As the school board continues on a path to possible reconfiguration, there have been several questions about the timeline.

On Monday, Stephanie Snell said, “The board was in a hurry to pass this along and vote in May. Was your goal to implement this in the coming school year?”

There are some requirements at the state level that could play into what happens when.

The master facilities planning process has been in the works for years.

So far in 2023, the board has completed five steps – two work sessions, a series of interviews by Strategy Solutions of board members and district personnel, a public engagement session, and a community outreach session.

Step six is a public survey.

Superintendent Amy Stewart presented the proposed survey to the board on Monday and asked the members to look it over for changes.

“You want to get this out when?” Board Member Donna Zariczny asked.

“Soon,” Stewart said.

“The second question on the survey is ‘Who do you represent?'” Zariczny said. “This is for parents. This is for teachers… staff, business owners, elected municipal officials. Anybody that wants to fill out the survey… is able to.”

The surveys will be checked to make sure they are submitted by Warren County School District residents, but the results will be anonymous, Stewart said.

After the survey, there are public engagement sessions set for 6 p.m. Tuesday, April 18, and 6 p.m. Tuesday, May 9, both at the district central office.

There is a board work session scheduled for Monday, April 24.

The final step in the process is a “special board work session to make a decision” on May 22, Stewart said.

Most of the changes before the board could be enacted for the 2023-2024 school year, according to the Pennsylvania Department of Education (PDE).

The district doesn’t want to allocate significant resources to establishing detailed reports for the transportation and finances involved in options that could be thrown out, according to School Board President Paul Mangione. “It’s really a catch 22 because the same people – parents and staff – that are asking for specifics and a time table are also saying to slow down the process and let’s not make a knee jerk decision. You cannot have both.”

“The board and administration are not going to spend a bunch of time on options that are going to be thrown out here in another few weeks,” he said. “Once there is a consensus things will potentially move very quickly to accommodate those dates and schedules.”

PDE rules regarding school reconfiguration include that the district must submit changes to the department no later than July 31 “to be effective for the coming school year.”
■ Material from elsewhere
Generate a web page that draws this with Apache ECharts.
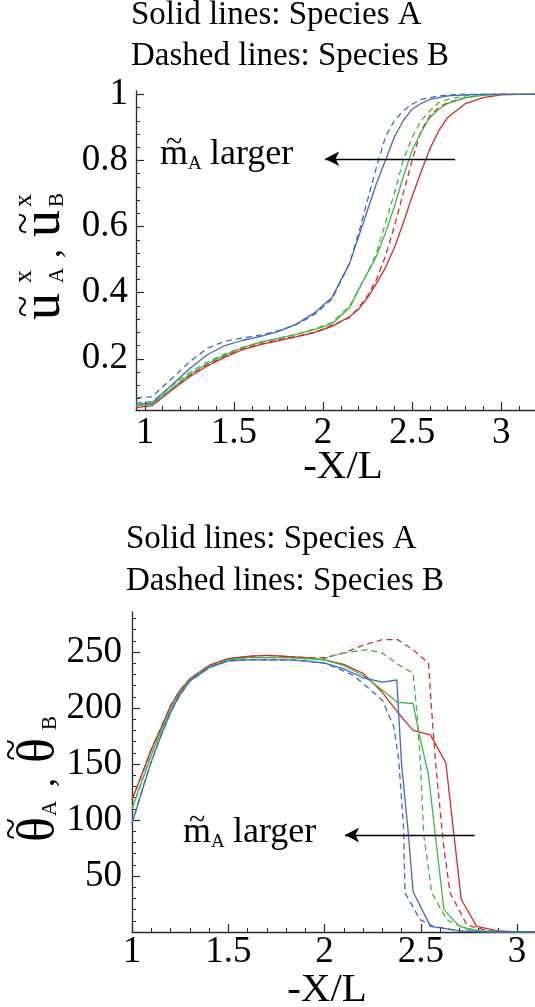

Also according to PDE, “In the event of a permanent closing of a public school or substantially all of a school’s facilities, the board of school directors shall hold a public hearing on the question not less than three months prior to the decision of the board relating to the closing of the school. Notice of the hearing shall be given in a newspaper of general circulation in the school district at least fifteen (15) days prior to the date of such hearings.”

Only one of the options that remains on the table before the school board involves the closing of any school building. Creating a K-12 center in Youngsville would leave one of two school buildings there unused. At both Eisenhower and Sheffield, where that change was made in the past several years, there was construction work related to bringing the schools together. The same would likely be true of Youngsville, Mangione said. “I would suspect that there will need to be building modifications to allow this to happen so this would end up taking the longest.”

Another proposal calls for no change.

The others include moving high school students.

Moving all high school students out of Youngsville, Eisenhower, or Sheffield, or shifting some students from Warren Area High School to those schools, would leave students in those schools and would not qualify as closing a school building to educational use.

“Because this is a reconfiguration and not a school closing, it’s an easier timeline to hit with the state,” Mangione said.

In terms of transportation, Mangione said a reconfiguration of Sheffield would be the easiest, because all students would go to Warren Area High School.

The Eisenhower and Youngsville options, because both involve the possibility of moving some students to Warren and the rest to the school which retains grades 9 through 12, would be more complicated, he said.